[start]

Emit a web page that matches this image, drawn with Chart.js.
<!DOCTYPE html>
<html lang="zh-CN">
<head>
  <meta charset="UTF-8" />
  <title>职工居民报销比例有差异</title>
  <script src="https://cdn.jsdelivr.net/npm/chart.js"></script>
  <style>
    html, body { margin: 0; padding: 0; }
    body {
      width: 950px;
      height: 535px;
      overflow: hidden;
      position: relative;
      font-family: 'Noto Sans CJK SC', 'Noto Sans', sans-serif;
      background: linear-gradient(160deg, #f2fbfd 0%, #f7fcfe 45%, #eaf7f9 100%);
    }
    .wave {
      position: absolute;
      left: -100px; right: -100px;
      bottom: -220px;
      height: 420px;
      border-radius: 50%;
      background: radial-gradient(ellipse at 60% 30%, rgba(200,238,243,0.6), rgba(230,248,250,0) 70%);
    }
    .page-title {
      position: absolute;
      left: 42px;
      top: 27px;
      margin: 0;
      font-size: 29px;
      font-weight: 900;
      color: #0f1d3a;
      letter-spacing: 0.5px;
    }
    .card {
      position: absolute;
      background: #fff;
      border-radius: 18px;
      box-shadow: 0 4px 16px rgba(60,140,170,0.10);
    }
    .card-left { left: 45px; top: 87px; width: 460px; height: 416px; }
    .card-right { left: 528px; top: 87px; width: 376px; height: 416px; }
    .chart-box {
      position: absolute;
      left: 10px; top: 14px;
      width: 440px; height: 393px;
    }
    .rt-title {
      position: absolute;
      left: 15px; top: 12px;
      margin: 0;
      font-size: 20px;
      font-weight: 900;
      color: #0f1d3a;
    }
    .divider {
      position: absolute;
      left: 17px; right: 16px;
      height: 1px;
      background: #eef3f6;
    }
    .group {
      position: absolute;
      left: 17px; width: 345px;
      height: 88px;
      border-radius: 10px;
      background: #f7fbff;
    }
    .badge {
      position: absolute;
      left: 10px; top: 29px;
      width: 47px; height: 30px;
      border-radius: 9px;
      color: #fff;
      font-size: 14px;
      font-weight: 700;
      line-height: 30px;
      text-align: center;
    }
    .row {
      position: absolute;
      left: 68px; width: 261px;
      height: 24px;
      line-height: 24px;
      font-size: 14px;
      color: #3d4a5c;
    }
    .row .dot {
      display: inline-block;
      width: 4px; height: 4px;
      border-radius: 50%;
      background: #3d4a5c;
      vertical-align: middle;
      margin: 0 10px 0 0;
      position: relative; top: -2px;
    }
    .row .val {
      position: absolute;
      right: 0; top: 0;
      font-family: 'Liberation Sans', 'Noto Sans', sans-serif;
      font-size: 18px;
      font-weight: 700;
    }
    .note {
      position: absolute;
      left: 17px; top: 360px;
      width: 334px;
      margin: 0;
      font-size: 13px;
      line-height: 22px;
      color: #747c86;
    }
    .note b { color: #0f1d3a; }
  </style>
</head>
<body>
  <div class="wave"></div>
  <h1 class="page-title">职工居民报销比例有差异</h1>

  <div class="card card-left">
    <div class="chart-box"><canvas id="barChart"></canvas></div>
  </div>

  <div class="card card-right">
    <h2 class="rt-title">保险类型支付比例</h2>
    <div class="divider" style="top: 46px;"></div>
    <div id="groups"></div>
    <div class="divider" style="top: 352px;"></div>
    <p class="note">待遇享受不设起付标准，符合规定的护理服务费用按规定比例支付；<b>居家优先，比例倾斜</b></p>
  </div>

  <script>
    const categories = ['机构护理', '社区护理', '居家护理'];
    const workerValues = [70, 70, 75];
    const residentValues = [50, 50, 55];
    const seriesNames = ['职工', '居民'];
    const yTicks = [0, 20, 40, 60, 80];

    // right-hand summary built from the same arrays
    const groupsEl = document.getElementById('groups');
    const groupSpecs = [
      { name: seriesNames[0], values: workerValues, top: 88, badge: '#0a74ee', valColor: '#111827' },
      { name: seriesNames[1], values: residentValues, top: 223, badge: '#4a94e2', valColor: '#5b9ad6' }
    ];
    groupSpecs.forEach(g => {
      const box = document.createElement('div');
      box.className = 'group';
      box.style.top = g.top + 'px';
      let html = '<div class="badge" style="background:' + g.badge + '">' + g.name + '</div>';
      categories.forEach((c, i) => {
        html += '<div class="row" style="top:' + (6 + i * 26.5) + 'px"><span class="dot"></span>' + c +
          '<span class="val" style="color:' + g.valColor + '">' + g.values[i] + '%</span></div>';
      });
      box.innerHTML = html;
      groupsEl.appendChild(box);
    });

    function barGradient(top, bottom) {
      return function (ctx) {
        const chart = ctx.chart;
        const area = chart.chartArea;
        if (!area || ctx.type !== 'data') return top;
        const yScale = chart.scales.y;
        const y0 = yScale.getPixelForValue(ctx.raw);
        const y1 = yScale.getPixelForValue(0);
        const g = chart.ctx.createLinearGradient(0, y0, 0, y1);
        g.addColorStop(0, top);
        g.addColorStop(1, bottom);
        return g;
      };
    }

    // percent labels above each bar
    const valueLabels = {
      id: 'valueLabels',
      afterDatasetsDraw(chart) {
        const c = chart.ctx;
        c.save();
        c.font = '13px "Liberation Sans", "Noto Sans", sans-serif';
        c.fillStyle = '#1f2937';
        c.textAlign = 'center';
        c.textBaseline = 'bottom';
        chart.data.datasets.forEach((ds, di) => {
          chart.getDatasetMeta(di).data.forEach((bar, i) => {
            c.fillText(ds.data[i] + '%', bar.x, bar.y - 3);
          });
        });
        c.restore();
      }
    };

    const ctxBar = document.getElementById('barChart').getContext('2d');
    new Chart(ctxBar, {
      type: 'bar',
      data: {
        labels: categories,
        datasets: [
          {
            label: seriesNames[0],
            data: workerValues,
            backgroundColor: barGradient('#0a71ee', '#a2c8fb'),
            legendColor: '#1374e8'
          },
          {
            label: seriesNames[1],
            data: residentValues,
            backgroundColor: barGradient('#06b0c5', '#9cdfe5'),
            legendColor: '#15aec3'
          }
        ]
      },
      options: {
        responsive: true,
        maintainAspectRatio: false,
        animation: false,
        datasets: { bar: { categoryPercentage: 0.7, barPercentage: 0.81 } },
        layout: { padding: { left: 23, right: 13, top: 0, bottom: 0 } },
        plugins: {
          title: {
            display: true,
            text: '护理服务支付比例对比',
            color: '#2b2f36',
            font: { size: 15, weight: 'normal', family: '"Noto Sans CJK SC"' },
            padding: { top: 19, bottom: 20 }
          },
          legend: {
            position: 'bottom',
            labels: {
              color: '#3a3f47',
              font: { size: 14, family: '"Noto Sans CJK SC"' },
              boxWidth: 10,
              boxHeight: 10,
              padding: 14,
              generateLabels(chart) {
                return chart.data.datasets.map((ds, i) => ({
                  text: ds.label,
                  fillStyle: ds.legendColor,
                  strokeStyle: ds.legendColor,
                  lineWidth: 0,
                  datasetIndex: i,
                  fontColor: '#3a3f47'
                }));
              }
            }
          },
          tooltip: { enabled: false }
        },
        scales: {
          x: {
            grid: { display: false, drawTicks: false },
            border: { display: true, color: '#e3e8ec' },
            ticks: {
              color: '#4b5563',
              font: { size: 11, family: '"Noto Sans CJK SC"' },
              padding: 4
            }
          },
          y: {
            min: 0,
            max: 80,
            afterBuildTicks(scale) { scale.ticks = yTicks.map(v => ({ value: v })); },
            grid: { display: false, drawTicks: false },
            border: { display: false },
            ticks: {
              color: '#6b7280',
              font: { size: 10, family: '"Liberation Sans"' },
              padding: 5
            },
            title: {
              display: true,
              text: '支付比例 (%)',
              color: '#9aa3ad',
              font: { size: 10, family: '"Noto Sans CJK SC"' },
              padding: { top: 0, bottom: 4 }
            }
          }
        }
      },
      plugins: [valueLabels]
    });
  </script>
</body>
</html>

[end]

### TASK OBJECTIVE
Please reproduce the entire listing, exactly as shown.

### THE REPLY
Emit a web page that matches this image, drawn with Chart.js.
<!DOCTYPE html>
<html lang="zh-CN">
<head>
  <meta charset="UTF-8" />
  <title>职工居民报销比例有差异</title>
  <script src="https://cdn.jsdelivr.net/npm/chart.js"></script>
  <style>
    html, body { margin: 0; padding: 0; }
    body {
      width: 950px;
      height: 535px;
      overflow: hidden;
      position: relative;
      font-family: 'Noto Sans CJK SC', 'Noto Sans', sans-serif;
      background: linear-gradient(160deg, #f2fbfd 0%, #f7fcfe 45%, #eaf7f9 100%);
    }
    .wave {
      position: absolute;
      left: -100px; right: -100px;
      bottom: -220px;
      height: 420px;
      border-radius: 50%;
      background: radial-gradient(ellipse at 60% 30%, rgba(200,238,243,0.6), rgba(230,248,250,0) 70%);
    }
    .page-title {
      position: absolute;
      left: 42px;
      top: 27px;
      margin: 0;
      font-size: 29px;
      font-weight: 900;
      color: #0f1d3a;
      letter-spacing: 0.5px;
    }
    .card {
      position: absolute;
      background: #fff;
      border-radius: 18px;
      box-shadow: 0 4px 16px rgba(60,140,170,0.10);
    }
    .card-left { left: 45px; top: 87px; width: 460px; height: 416px; }
    .card-right { left: 528px; top: 87px; width: 376px; height: 416px; }
    .chart-box {
      position: absolute;
      left: 10px; top: 14px;
      width: 440px; height: 393px;
    }
    .rt-title {
      position: absolute;
      left: 15px; top: 12px;
      margin: 0;
      font-size: 20px;
      font-weight: 900;
      color: #0f1d3a;
    }
    .divider {
      position: absolute;
      left: 17px; right: 16px;
      height: 1px;
      background: #eef3f6;
    }
    .group {
      position: absolute;
      left: 17px; width: 345px;
      height: 88px;
      border-radius: 10px;
      background: #f7fbff;
    }
    .badge {
      position: absolute;
      left: 10px; top: 29px;
      width: 47px; height: 30px;
      border-radius: 9px;
      color: #fff;
      font-size: 14px;
      font-weight: 700;
      line-height: 30px;
      text-align: center;
    }
    .row {
      position: absolute;
      left: 68px; width: 261px;
      height: 24px;
      line-height: 24px;
      font-size: 14px;
      color: #3d4a5c;
    }
    .row .dot {
      display: inline-block;
      width: 4px; height: 4px;
      border-radius: 50%;
      background: #3d4a5c;
      vertical-align: middle;
      margin: 0 10px 0 0;
      position: relative; top: -2px;
    }
    .row .val {
      position: absolute;
      right: 0; top: 0;
      font-family: 'Liberation Sans', 'Noto Sans', sans-serif;
      font-size: 18px;
      font-weight: 700;
    }
    .note {
      position: absolute;
      left: 17px; top: 360px;
      width: 334px;
      margin: 0;
      font-size: 13px;
      line-height: 22px;
      color: #747c86;
    }
    .note b { color: #0f1d3a; }
  </style>
</head>
<body>
  <div class="wave"></div>
  <h1 class="page-title">职工居民报销比例有差异</h1>

  <div class="card card-left">
    <div class="chart-box"><canvas id="barChart"></canvas></div>
  </div>

  <div class="card card-right">
    <h2 class="rt-title">保险类型支付比例</h2>
    <div class="divider" style="top: 46px;"></div>
    <div id="groups"></div>
    <div class="divider" style="top: 352px;"></div>
    <p class="note">待遇享受不设起付标准，符合规定的护理服务费用按规定比例支付；<b>居家优先，比例倾斜</b></p>
  </div>

  <script>
    const categories = ['机构护理', '社区护理', '居家护理'];
    const workerValues = [70, 70, 75];
    const residentValues = [50, 50, 55];
    const seriesNames = ['职工', '居民'];
    const yTicks = [0, 20, 40, 60, 80];

    // right-hand summary built from the same arrays
    const groupsEl = document.getElementById('groups');
    const groupSpecs = [
      { name: seriesNames[0], values: workerValues, top: 88, badge: '#0a74ee', valColor: '#111827' },
      { name: seriesNames[1], values: residentValues, top: 223, badge: '#4a94e2', valColor: '#5b9ad6' }
    ];
    groupSpecs.forEach(g => {
      const box = document.createElement('div');
      box.className = 'group';
      box.style.top = g.top + 'px';
      let html = '<div class="badge" style="background:' + g.badge + '">' + g.name + '</div>';
      categories.forEach((c, i) => {
        html += '<div class="row" style="top:' + (6 + i * 26.5) + 'px"><span class="dot"></span>' + c +
          '<span class="val" style="color:' + g.valColor + '">' + g.values[i] + '%</span></div>';
      });
      box.innerHTML = html;
      groupsEl.appendChild(box);
    });

    function barGradient(top, bottom) {
      return function (ctx) {
        const chart = ctx.chart;
        const area = chart.chartArea;
        if (!area || ctx.type !== 'data') return top;
        const yScale = chart.scales.y;
        const y0 = yScale.getPixelForValue(ctx.raw);
        const y1 = yScale.getPixelForValue(0);
        const g = chart.ctx.createLinearGradient(0, y0, 0, y1);
        g.addColorStop(0, top);
        g.addColorStop(1, bottom);
        return g;
      };
    }

    // percent labels above each bar
    const valueLabels = {
      id: 'valueLabels',
      afterDatasetsDraw(chart) {
        const c = chart.ctx;
        c.save();
        c.font = '13px "Liberation Sans", "Noto Sans", sans-serif';
        c.fillStyle = '#1f2937';
        c.textAlign = 'center';
        c.textBaseline = 'bottom';
        chart.data.datasets.forEach((ds, di) => {
          chart.getDatasetMeta(di).data.forEach((bar, i) => {
            c.fillText(ds.data[i] + '%', bar.x, bar.y - 3);
          });
        });
        c.restore();
      }
    };

    const ctxBar = document.getElementById('barChart').getContext('2d');
    new Chart(ctxBar, {
      type: 'bar',
      data: {
        labels: categories,
        datasets: [
          {
            label: seriesNames[0],
            data: workerValues,
            backgroundColor: barGradient('#0a71ee', '#a2c8fb'),
            legendColor: '#1374e8'
          },
          {
            label: seriesNames[1],
            data: residentValues,
            backgroundColor: barGradient('#06b0c5', '#9cdfe5'),
            legendColor: '#15aec3'
          }
        ]
      },
      options: {
        responsive: true,
        maintainAspectRatio: false,
        animation: false,
        datasets: { bar: { categoryPercentage: 0.7, barPercentage: 0.81 } },
        layout: { padding: { left: 23, right: 13, top: 0, bottom: 0 } },
        plugins: {
          title: {
            display: true,
            text: '护理服务支付比例对比',
            color: '#2b2f36',
            font: { size: 15, weight: 'normal', family: '"Noto Sans CJK SC"' },
            padding: { top: 19, bottom: 20 }
          },
          legend: {
            position: 'bottom',
            labels: {
              color: '#3a3f47',
              font: { size: 14, family: '"Noto Sans CJK SC"' },
              boxWidth: 10,
              boxHeight: 10,
              padding: 14,
              generateLabels(chart) {
                return chart.data.datasets.map((ds, i) => ({
                  text: ds.label,
                  fillStyle: ds.legendColor,
                  strokeStyle: ds.legendColor,
                  lineWidth: 0,
                  datasetIndex: i,
                  fontColor: '#3a3f47'
                }));
              }
            }
          },
          tooltip: { enabled: false }
        },
        scales: {
          x: {
            grid: { display: false, drawTicks: false },
            border: { display: true, color: '#e3e8ec' },
            ticks: {
              color: '#4b5563',
              font: { size: 11, family: '"Noto Sans CJK SC"' },
              padding: 4
            }
          },
          y: {
            min: 0,
            max: 80,
            afterBuildTicks(scale) { scale.ticks = yTicks.map(v => ({ value: v })); },
            grid: { display: false, drawTicks: false },
            border: { display: false },
            ticks: {
              color: '#6b7280',
              font: { size: 10, family: '"Liberation Sans"' },
              padding: 5
            },
            title: {
              display: true,
              text: '支付比例 (%)',
              color: '#9aa3ad',
              font: { size: 10, family: '"Noto Sans CJK SC"' },
              padding: { top: 0, bottom: 4 }
            }
          }
        }
      },
      plugins: [valueLabels]
    });
  </script>
</body>
</html>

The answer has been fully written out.